Direction:
Extract every entry word for word. Skip the pictures.

Task material:

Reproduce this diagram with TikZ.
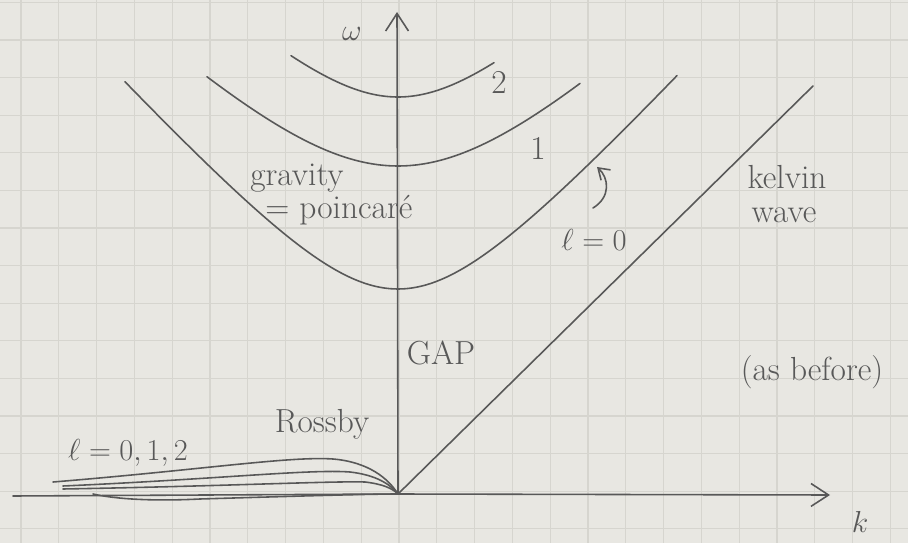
\documentclass[tikz,border=0pt]{standalone}
\usepackage{amsmath}
\usepackage{tikz}
\usetikzlibrary{arrows.meta,positioning}
\definecolor{paper}{HTML}{E8E7E2}
\definecolor{gridc}{HTML}{D6D5CF}
\definecolor{pencil}{HTML}{585858}

\begin{document}
\begin{tikzpicture}[x=0.02cm, y=-0.02cm,
    pen/.style={draw=pencil, line width=0.9pt, line cap=round, line join=round},
    axis/.style={pen, -{Straight Barb[length=10pt, width=13pt]}},
    curly/.style={pen, -{Straight Barb[length=6pt, width=8pt]}},
    hand/.style={text=pencil, font=\fontsize{19}{22}\selectfont, inner sep=0pt},
    gridline/.style={draw=gridc, line width=0.6pt},
]
    \fill[paper] (0,0) rectangle (908,543);
    \useasboundingbox (0,0) rectangle (908,543);
    \foreach \gx in {0,...,23} \draw[gridline] ({21+37.8*\gx},0) -- ({21+37.8*\gx},543);
    \foreach \gy in {0,...,14} \draw[gridline] (0,{2.4+37.6*\gy}) -- (908,{2.4+37.6*\gy});

    \coordinate (O) at (398,494);
    \coordinate (wtop) at (397,12);
    \coordinate (kleft) at (13,496);
    \coordinate (kend) at (830,495);
    \coordinate (kelvtop) at (813,86);

    \draw[axis] (O) -- (wtop);
    \draw[pen] (kleft) -- (O);
    \draw[axis] (O) -- (kend);
    \draw[pen] (O) -- (kelvtop);

    \draw[pen] plot[domain=-273:279, samples=80, smooth] ({398+\x}, {289 - (100*sqrt(1.2996 + (0.011*\x)*(0.011*\x)) - 114)});
    \draw[pen] plot[domain=-191:182, samples=60, smooth] ({398+\x}, {166 - (100*sqrt(1.96 + (0.0095*\x)*(0.0095*\x)) - 140)});
    \draw[pen] plot[domain=-107:96, samples=40, smooth] ({398+\x}, {97 - (100*sqrt(0.839 + (0.009*\x)*(0.009*\x)) - 91.6)});

    \draw[pen] (53,482) .. controls (200,470) and (290,456) .. (333,459) .. controls (368,462) and (388,478) .. (O);
    \draw[pen] (63,486) .. controls (220,479) and (310,469) .. (350,472) .. controls (376,475) and (390,484) .. (O);
    \draw[pen] (63,489) .. controls (230,486) and (330,481) .. (365,482) .. controls (382,484) and (392,488) .. (O);
    \draw[pen] (93,494) .. controls (120,500) and (160,501) .. (200,499) .. controls (300,496) and (370,494) .. (O);

    \coordinate (curlS) at (593,208);
    \coordinate (curlE) at (597,167);
    \draw[curly] (curlS) .. controls (611,197) and (609,178) .. (curlE);

    \node[hand] (omega) at (352,34) {$\omega$};
    \node[hand] (kx) at (860,522) {$k$};
    \node[hand] (two) at (499,82) {2};
    \node[hand] (one) at (538,148) {1};
    \node[hand] (lzero) at (594,240) {$\ell=0$};
    \node[hand, anchor=west] (grav) at (250,178) {gravity};
    \node[hand, anchor=west] (poinc) at (265,210) {= poincaré};
    \node[hand] (kelv) at (787,177) {kelvin};
    \node[hand] (wave) at (784,215) {wave};
    \node[hand] (gap) at (441,353) {GAP};
    \node[hand] (before) at (812,372) {(as before)};
    \node[hand] (rossby) at (322,424) {Rossby};
    \node[hand] (lall) at (128,453) {$\ell=0,1,2$};
\end{tikzpicture}
\end{document}
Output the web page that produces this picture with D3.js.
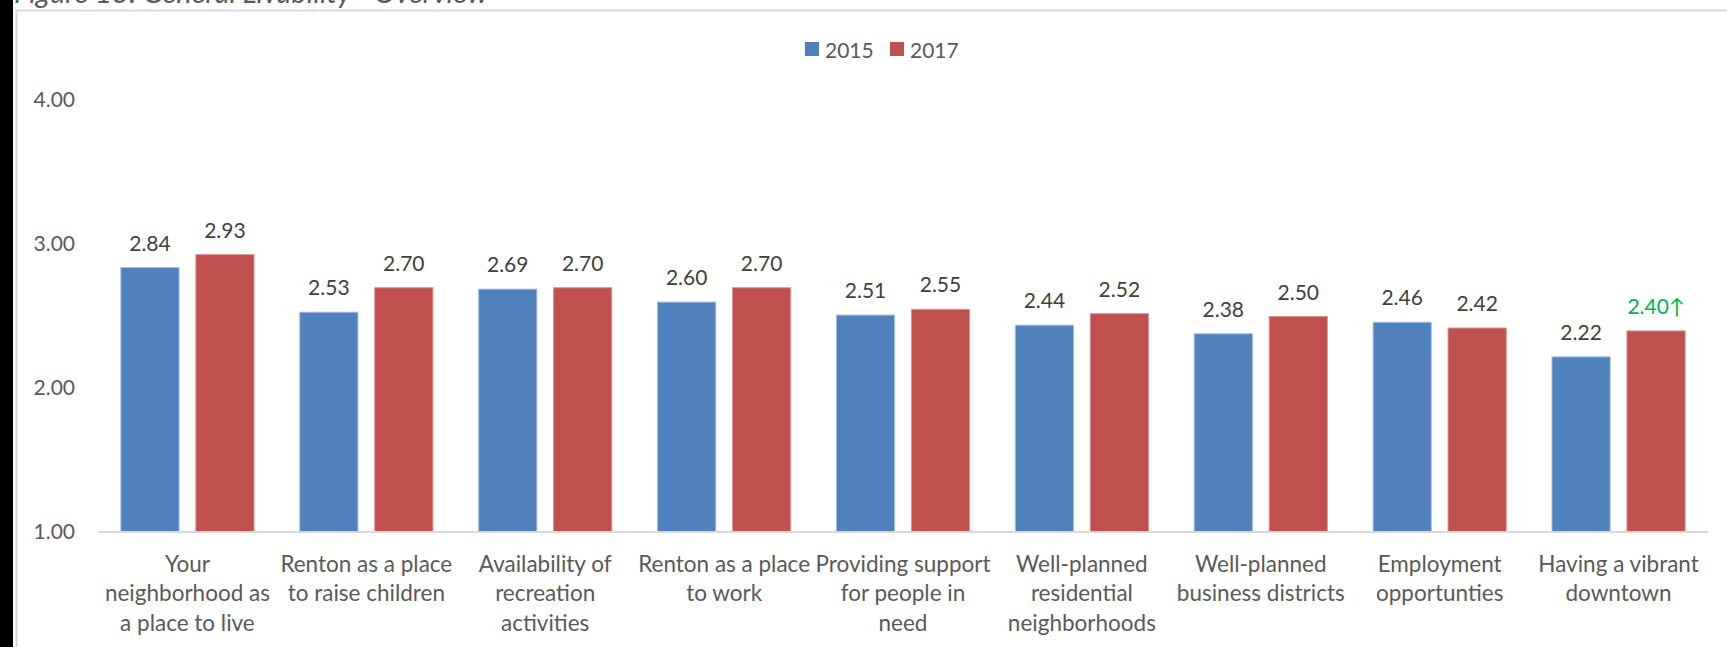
<!DOCTYPE html>
<html><head><meta charset="utf-8">
<script src="https://cdn.jsdelivr.net/npm/d3@7"></script>
<style>
html,body{margin:0;padding:0;background:#fff;overflow:hidden;}
svg{display:block;font-family:Lato, "Open Sans", sans-serif;}
</style></head>
<body>
<svg id="chart" width="1727" height="647"></svg>
<script>
const categories = [
  ["Your","neighborhood as","a place to live"],
  ["Renton as a place","to raise children"],
  ["Availability of","recreation","activities"],
  ["Renton as a place","to work"],
  ["Providing support","for people in","need"],
  ["Well-planned","residential","neighborhoods"],
  ["Well-planned","business districts"],
  ["Employment","opportunties"],
  ["Having a vibrant","downtown"]
];
const seriesNames = ["2015","2017"];
const values2015 = [2.84,2.53,2.69,2.60,2.51,2.44,2.38,2.46,2.22];
const values2017 = [2.93,2.70,2.70,2.70,2.55,2.52,2.50,2.42,2.40];
const yTicks = [1,2,3,4];
const colors = ["#4F81BD","#C0504D"];
const edgeColors = ["#A7BFDE","#D99694"];

(function(){
const svg = d3.select("#chart");
const W = 1727, H = 647;
const pLeft = 98, pRight = 1708, pTop = 100, pBottom = 532;

// page frame
svg.append("path").attr("d",`M16.5,${H} V10.5 H${W}`).attr("fill","none").attr("stroke","#D9D9D9").attr("stroke-width",2);
svg.append("text").attr("x",14).attr("y",3).attr("font-style","italic").attr("font-size",29)
  .attr("fill","#595959").text("Figure 13: General Livability - Overview");
svg.append("rect").attr("x",0).attr("y",0).attr("width",13).attr("height",H).attr("fill","#000");

const catIdx = categories.map((c,i)=>i);
const x0 = d3.scaleBand().domain(catIdx).range([pLeft,pRight]).paddingInner(0.25).paddingOuter(0.125);
const x1 = d3.scaleBand().domain(seriesNames).range([0,x0.bandwidth()]).paddingInner(0.21);
const y = d3.scaleLinear().domain([1,4]).range([pBottom,pTop]);

// y axis labels
const yAxis = d3.axisLeft(y).tickValues(yTicks).tickFormat(d3.format(".2f")).tickSize(0).tickPadding(0);
const ya = svg.append("g").attr("transform","translate(75,0)").call(yAxis);
ya.select(".domain").remove();
ya.selectAll("text").attr("font-size",21).attr("fill","#595959").attr("font-family","Lato, sans-serif");

const data = catIdx.map(i=>({i, vals:[values2015[i],values2017[i]]}));
const g = svg.append("g");
data.forEach(d=>{
  d.vals.forEach((v,k)=>{
    const bx = x0(d.i)+x1(seriesNames[k]);
    g.append("rect").attr("x",bx+0.5).attr("y",y(v)+0.5).attr("width",x1.bandwidth()-1).attr("height",y(1)-y(v)-1)
      .attr("fill",colors[k]).attr("stroke",edgeColors[k]).attr("stroke-width",1);
    const last = (d.i===categories.length-1 && k===1);
    g.append("text").attr("x",bx+x1.bandwidth()/2).attr("y",y(v)-25)
      .attr("text-anchor","middle").attr("dominant-baseline","central")
      .attr("font-size",21).attr("fill", last?"#00B050":"#404040")
      .text(v.toFixed(2)+(last?"\u2191":""));
  });
});

// x axis
const xAxis = d3.axisBottom(x0).tickSize(0).tickFormat("");
const xa = svg.append("g").attr("transform",`translate(0,${pBottom})`).call(xAxis);
xa.select(".domain").attr("stroke","#D9D9D9").attr("stroke-width",2).attr("d",`M${pLeft},0H${pRight}`);
catIdx.forEach(i=>{
  const t = svg.append("text").attr("x",x0(i)+x0.bandwidth()/2).attr("text-anchor","middle")
    .attr("font-size",22.5).attr("fill","#595959");
  categories[i].forEach((line,j)=>{
    t.append("tspan").attr("x",x0(i)+x0.bandwidth()/2).attr("y",563+j*29.5).attr("dominant-baseline","central").text(line);
  });
});

// legend
const leg = svg.append("g");
const legX = [805,890];
seriesNames.forEach((s,k)=>{
  leg.append("rect").attr("x",legX[k]).attr("y",42).attr("width",14).attr("height",14).attr("fill",colors[k]);
  leg.append("text").attr("x",legX[k]+20).attr("y",49).attr("dominant-baseline","central")
    .attr("font-size",21).attr("fill","#595959").text(s);
});
})();
</script>
</body></html>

Solution to this problem:
Reproduce this diagram with TikZ.
\documentclass[tikz,border=0pt]{standalone}
\usepackage{amsmath}
\usepackage{tikz}
\usetikzlibrary{arrows.meta,positioning}
\definecolor{paper}{HTML}{E8E7E2}
\definecolor{gridc}{HTML}{D6D5CF}
\definecolor{pencil}{HTML}{585858}

\begin{document}
\begin{tikzpicture}[x=0.02cm, y=-0.02cm,
    pen/.style={draw=pencil, line width=0.9pt, line cap=round, line join=round},
    axis/.style={pen, -{Straight Barb[length=10pt, width=13pt]}},
    curly/.style={pen, -{Straight Barb[length=6pt, width=8pt]}},
    hand/.style={text=pencil, font=\fontsize{19}{22}\selectfont, inner sep=0pt},
    gridline/.style={draw=gridc, line width=0.6pt},
]
    \fill[paper] (0,0) rectangle (908,543);
    \useasboundingbox (0,0) rectangle (908,543);
    \foreach \gx in {0,...,23} \draw[gridline] ({21+37.8*\gx},0) -- ({21+37.8*\gx},543);
    \foreach \gy in {0,...,14} \draw[gridline] (0,{2.4+37.6*\gy}) -- (908,{2.4+37.6*\gy});

    \coordinate (O) at (398,494);
    \coordinate (wtop) at (397,12);
    \coordinate (kleft) at (13,496);
    \coordinate (kend) at (830,495);
    \coordinate (kelvtop) at (813,86);

    \draw[axis] (O) -- (wtop);
    \draw[pen] (kleft) -- (O);
    \draw[axis] (O) -- (kend);
    \draw[pen] (O) -- (kelvtop);

    \draw[pen] plot[domain=-273:279, samples=80, smooth] ({398+\x}, {289 - (100*sqrt(1.2996 + (0.011*\x)*(0.011*\x)) - 114)});
    \draw[pen] plot[domain=-191:182, samples=60, smooth] ({398+\x}, {166 - (100*sqrt(1.96 + (0.0095*\x)*(0.0095*\x)) - 140)});
    \draw[pen] plot[domain=-107:96, samples=40, smooth] ({398+\x}, {97 - (100*sqrt(0.839 + (0.009*\x)*(0.009*\x)) - 91.6)});

    \draw[pen] (53,482) .. controls (200,470) and (290,456) .. (333,459) .. controls (368,462) and (388,478) .. (O);
    \draw[pen] (63,486) .. controls (220,479) and (310,469) .. (350,472) .. controls (376,475) and (390,484) .. (O);
    \draw[pen] (63,489) .. controls (230,486) and (330,481) .. (365,482) .. controls (382,484) and (392,488) .. (O);
    \draw[pen] (93,494) .. controls (120,500) and (160,501) .. (200,499) .. controls (300,496) and (370,494) .. (O);

    \coordinate (curlS) at (593,208);
    \coordinate (curlE) at (597,167);
    \draw[curly] (curlS) .. controls (611,197) and (609,178) .. (curlE);

    \node[hand] (omega) at (352,34) {$\omega$};
    \node[hand] (kx) at (860,522) {$k$};
    \node[hand] (two) at (499,82) {2};
    \node[hand] (one) at (538,148) {1};
    \node[hand] (lzero) at (594,240) {$\ell=0$};
    \node[hand, anchor=west] (grav) at (250,178) {gravity};
    \node[hand, anchor=west] (poinc) at (265,210) {= poincaré};
    \node[hand] (kelv) at (787,177) {kelvin};
    \node[hand] (wave) at (784,215) {wave};
    \node[hand] (gap) at (441,353) {GAP};
    \node[hand] (before) at (812,372) {(as before)};
    \node[hand] (rossby) at (322,424) {Rossby};
    \node[hand] (lall) at (128,453) {$\ell=0,1,2$};
\end{tikzpicture}
\end{document}
Output the web page that produces this picture with D3.js.
<!DOCTYPE html>
<html><head><meta charset="utf-8">
<script src="https://cdn.jsdelivr.net/npm/d3@7"></script>
<style>
html,body{margin:0;padding:0;background:#fff;overflow:hidden;}
svg{display:block;font-family:Lato, "Open Sans", sans-serif;}
</style></head>
<body>
<svg id="chart" width="1727" height="647"></svg>
<script>
const categories = [
  ["Your","neighborhood as","a place to live"],
  ["Renton as a place","to raise children"],
  ["Availability of","recreation","activities"],
  ["Renton as a place","to work"],
  ["Providing support","for people in","need"],
  ["Well-planned","residential","neighborhoods"],
  ["Well-planned","business districts"],
  ["Employment","opportunties"],
  ["Having a vibrant","downtown"]
];
const seriesNames = ["2015","2017"];
const values2015 = [2.84,2.53,2.69,2.60,2.51,2.44,2.38,2.46,2.22];
const values2017 = [2.93,2.70,2.70,2.70,2.55,2.52,2.50,2.42,2.40];
const yTicks = [1,2,3,4];
const colors = ["#4F81BD","#C0504D"];
const edgeColors = ["#A7BFDE","#D99694"];

(function(){
const svg = d3.select("#chart");
const W = 1727, H = 647;
const pLeft = 98, pRight = 1708, pTop = 100, pBottom = 532;

// page frame
svg.append("path").attr("d",`M16.5,${H} V10.5 H${W}`).attr("fill","none").attr("stroke","#D9D9D9").attr("stroke-width",2);
svg.append("text").attr("x",14).attr("y",3).attr("font-style","italic").attr("font-size",29)
  .attr("fill","#595959").text("Figure 13: General Livability - Overview");
svg.append("rect").attr("x",0).attr("y",0).attr("width",13).attr("height",H).attr("fill","#000");

const catIdx = categories.map((c,i)=>i);
const x0 = d3.scaleBand().domain(catIdx).range([pLeft,pRight]).paddingInner(0.25).paddingOuter(0.125);
const x1 = d3.scaleBand().domain(seriesNames).range([0,x0.bandwidth()]).paddingInner(0.21);
const y = d3.scaleLinear().domain([1,4]).range([pBottom,pTop]);

// y axis labels
const yAxis = d3.axisLeft(y).tickValues(yTicks).tickFormat(d3.format(".2f")).tickSize(0).tickPadding(0);
const ya = svg.append("g").attr("transform","translate(75,0)").call(yAxis);
ya.select(".domain").remove();
ya.selectAll("text").attr("font-size",21).attr("fill","#595959").attr("font-family","Lato, sans-serif");

const data = catIdx.map(i=>({i, vals:[values2015[i],values2017[i]]}));
const g = svg.append("g");
data.forEach(d=>{
  d.vals.forEach((v,k)=>{
    const bx = x0(d.i)+x1(seriesNames[k]);
    g.append("rect").attr("x",bx+0.5).attr("y",y(v)+0.5).attr("width",x1.bandwidth()-1).attr("height",y(1)-y(v)-1)
      .attr("fill",colors[k]).attr("stroke",edgeColors[k]).attr("stroke-width",1);
    const last = (d.i===categories.length-1 && k===1);
    g.append("text").attr("x",bx+x1.bandwidth()/2).attr("y",y(v)-25)
      .attr("text-anchor","middle").attr("dominant-baseline","central")
      .attr("font-size",21).attr("fill", last?"#00B050":"#404040")
      .text(v.toFixed(2)+(last?"\u2191":""));
  });
});

// x axis
const xAxis = d3.axisBottom(x0).tickSize(0).tickFormat("");
const xa = svg.append("g").attr("transform",`translate(0,${pBottom})`).call(xAxis);
xa.select(".domain").attr("stroke","#D9D9D9").attr("stroke-width",2).attr("d",`M${pLeft},0H${pRight}`);
catIdx.forEach(i=>{
  const t = svg.append("text").attr("x",x0(i)+x0.bandwidth()/2).attr("text-anchor","middle")
    .attr("font-size",22.5).attr("fill","#595959");
  categories[i].forEach((line,j)=>{
    t.append("tspan").attr("x",x0(i)+x0.bandwidth()/2).attr("y",563+j*29.5).attr("dominant-baseline","central").text(line);
  });
});

// legend
const leg = svg.append("g");
const legX = [805,890];
seriesNames.forEach((s,k)=>{
  leg.append("rect").attr("x",legX[k]).attr("y",42).attr("width",14).attr("height",14).attr("fill",colors[k]);
  leg.append("text").attr("x",legX[k]+20).attr("y",49).attr("dominant-baseline","central")
    .attr("font-size",21).attr("fill","#595959").text(s);
});
})();
</script>
</body></html>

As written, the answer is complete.